The debate around CEO vs CTO is not about who holds more power, but about how effectively both roles work together to shape company strategy. The CEO provides vision, direction, and accountability, while the CTO transforms that vision into scalable, technology-driven reality.

Organizations that clearly define responsibilities, encourage strategic collaboration, and align incentives between CEOs and CTOs consistently outperform those where leadership roles operate in silos. In a world where technology underpins nearly every business decision, success belongs not to one role-but to the strength of their partnership.

FAQs

How should a CEO evaluate whether their CTO is performing well?

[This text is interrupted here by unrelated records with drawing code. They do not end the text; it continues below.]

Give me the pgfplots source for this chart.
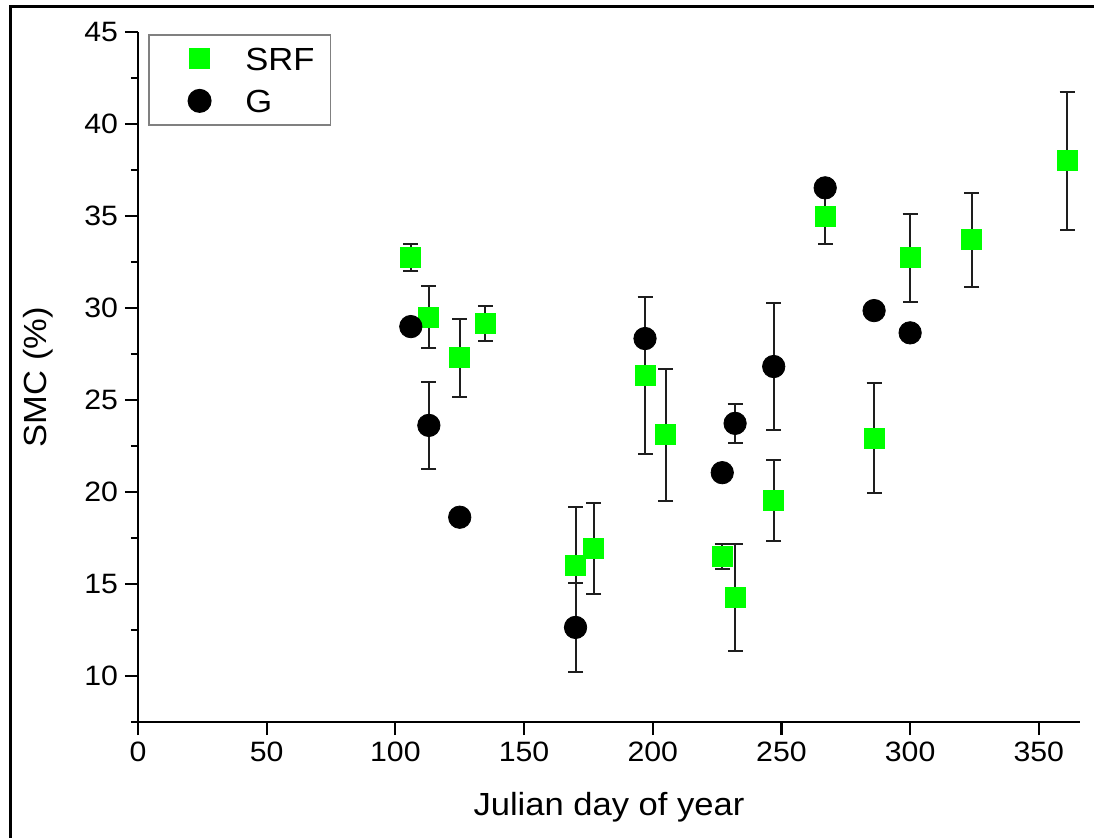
\documentclass[border=0pt]{standalone}
\usepackage{fontspec}
\setmainfont{Liberation Sans}[FakeStretch=1.08]
\usepackage{pgfplots}
\usepackage{pgfplotstable}
\pgfplotsset{compat=1.18}
\definecolor{srf}{RGB}{0,255,0}
\definecolor{ebar}{RGB}{30,30,30}

\pgfplotstableread{
x y e
106 32.76 0.73
113 29.51 1.71
125 27.30 2.12
135 29.18 0.95
170 16.02 3.17
177 16.95 2.47
197 26.33 4.28
205 23.10 3.60
227 16.50 0.68
232 14.27 2.93
247 19.55 2.20
267 34.96 1.47
286 22.93 3.01
300 32.73 2.39
324 33.71 2.55
361 38.00 3.76
}\srfdata

\pgfplotstableread{
x y e
106 28.99 0
113 23.62 2.35
125 18.63 0
170 12.64 2.41
197 28.34 0
227 21.05 0
232 23.73 1.05
247 26.82 3.44
267 36.53 0
286 29.86 0
300 28.65 0
}\gdata

\begin{document}
\begin{tikzpicture}
\useasboundingbox (-69pt,-57.5pt) rectangle (478pt,361pt);
\draw[line width=1.5pt] (-63.5pt,-90pt) -- (-63.5pt,357.5pt) -- (520pt,357.5pt);
\draw[line width=1.2pt] (-3.5pt,0pt) -- (0pt,0pt);
\begin{axis}[
  at={(0pt,0pt)}, anchor=south west,
  scale only axis, width=471pt, height=345pt,
  xmin=0, xmax=366, ymin=7.5, ymax=45,
  axis lines*=left,
  axis line style={line width=1.2pt, black},
  xtick={0,50,...,350}, ytick={10,15,...,45},
  minor y tick num=1,
  tick align=outside,
  major tick length=6.5pt, minor tick length=3.5pt,
  every tick/.style={line width=1.1pt, black},
  /pgf/number format/assume math mode=true,
  ticklabel style={font=\fontsize{14}{16}\selectfont},
  xlabel={Julian day of year}, ylabel={SMC (\%)},
  label style={font=\fontsize{16}{19}\selectfont},
  xlabel style={at={(axis description cs:0.5,-0.1362)}, anchor=base},
  ylabel style={at={(axis description cs:-0.1062,0.5)}, anchor=center},
  legend style={at={(0.0106,0.997)}, anchor=north west, draw=gray, line width=0.8pt,
    font=\fontsize{16}{19}\selectfont, inner xsep=3pt, inner ysep=3pt, row sep=3pt,
    nodes={inner xsep=5pt, inner ysep=0pt, text height=14.8pt, text depth=3.2pt},
    /tikz/every even column/.append style={column sep=0pt}},
  legend cell align=left,
  legend image code/.code={\path (-22pt,0pt) (17.5pt,0pt); \draw[#1] plot coordinates {(0pt,0pt)};},
  clip=false,
]
\addplot[only marks, mark=square*, mark size=5pt, mark options={fill=srf, draw=srf, line width=0pt},
  error bars/.cd, y dir=both, y explicit,
  error bar style={line width=1pt, ebar},
  error mark options={rotate=90, mark size=3.75pt, line width=1pt, ebar}]
  table[x=x, y=y, y error=e] {\srfdata};
\addlegendentry{SRF}
\addplot[only marks, mark=*, mark size=5.6pt, mark options={fill=black, draw=black},
  error bars/.cd, y dir=both, y explicit,
  error bar style={line width=1pt, ebar},
  error mark options={rotate=90, mark size=3.75pt, line width=1pt, ebar}]
  table[x=x, y=y, y error=e] {\gdata};
\addlegendentry{G}
\end{axis}
\end{tikzpicture}
\end{document}
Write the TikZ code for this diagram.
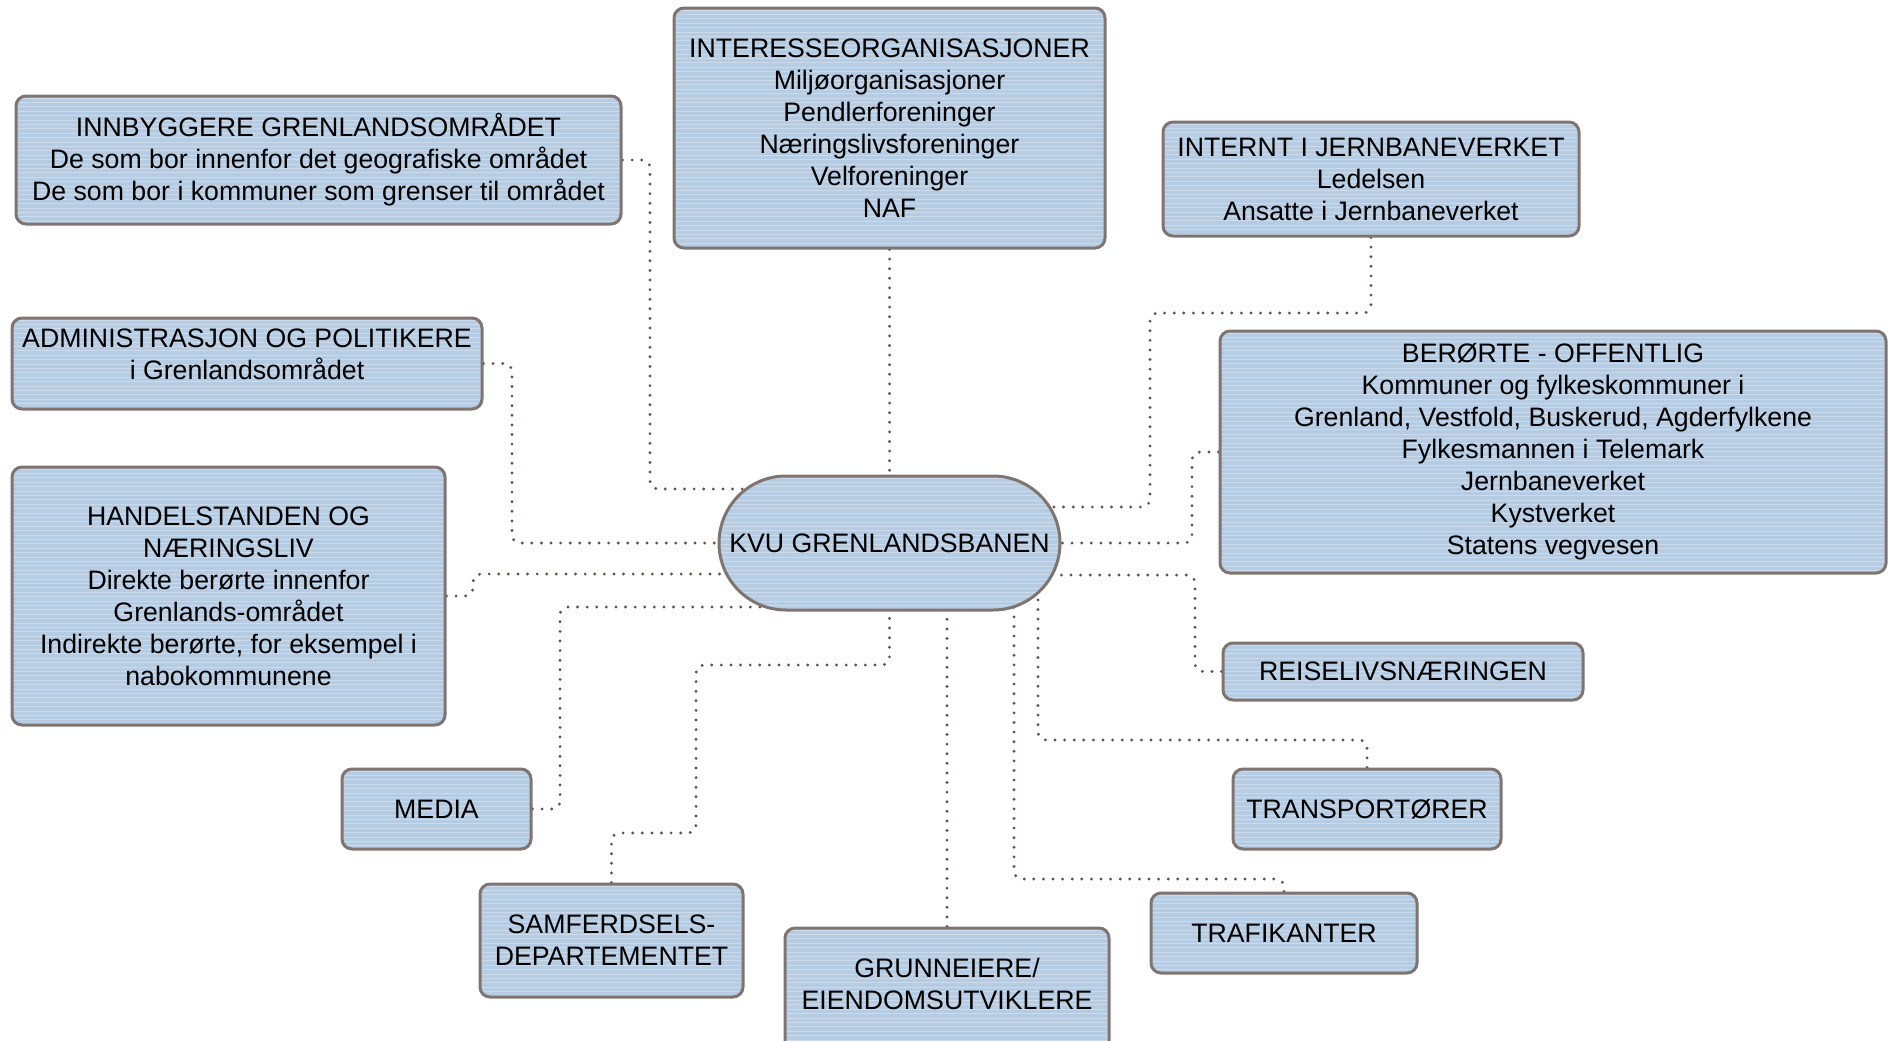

A CEO can assess a CTO by looking at the reliability and scalability of the product, the speed and quality of delivery, and how predictably engineering commitments are met. They should also evaluate whether the CTO can explain technical topics in business terms, attract and retain strong engineers, and proactively surface risks before they become crises.

How can non-technical CEOs build trust with a highly technical CTO?

Non-technical CEOs can build trust by being transparent about goals and constraints, asking clarifying questions instead of pretending to understand everything, and respecting the CTO’s judgment on deep technical decisions. Committing to learn basic technology concepts and consistently backing the CTO in front of the team also significantly strengthens trust.

What habits help early-stage CTOs grow into strong strategic leaders?

Helpful habits include regularly talking to customers, not just engineers, and tying technical decisions to revenue, cost, and user experience impact. Early-stage CTOs who document architecture decisions, delegate implementation details, and invest time in mentoring senior engineers are more likely to evolve from “super developer” to strategic technology leader.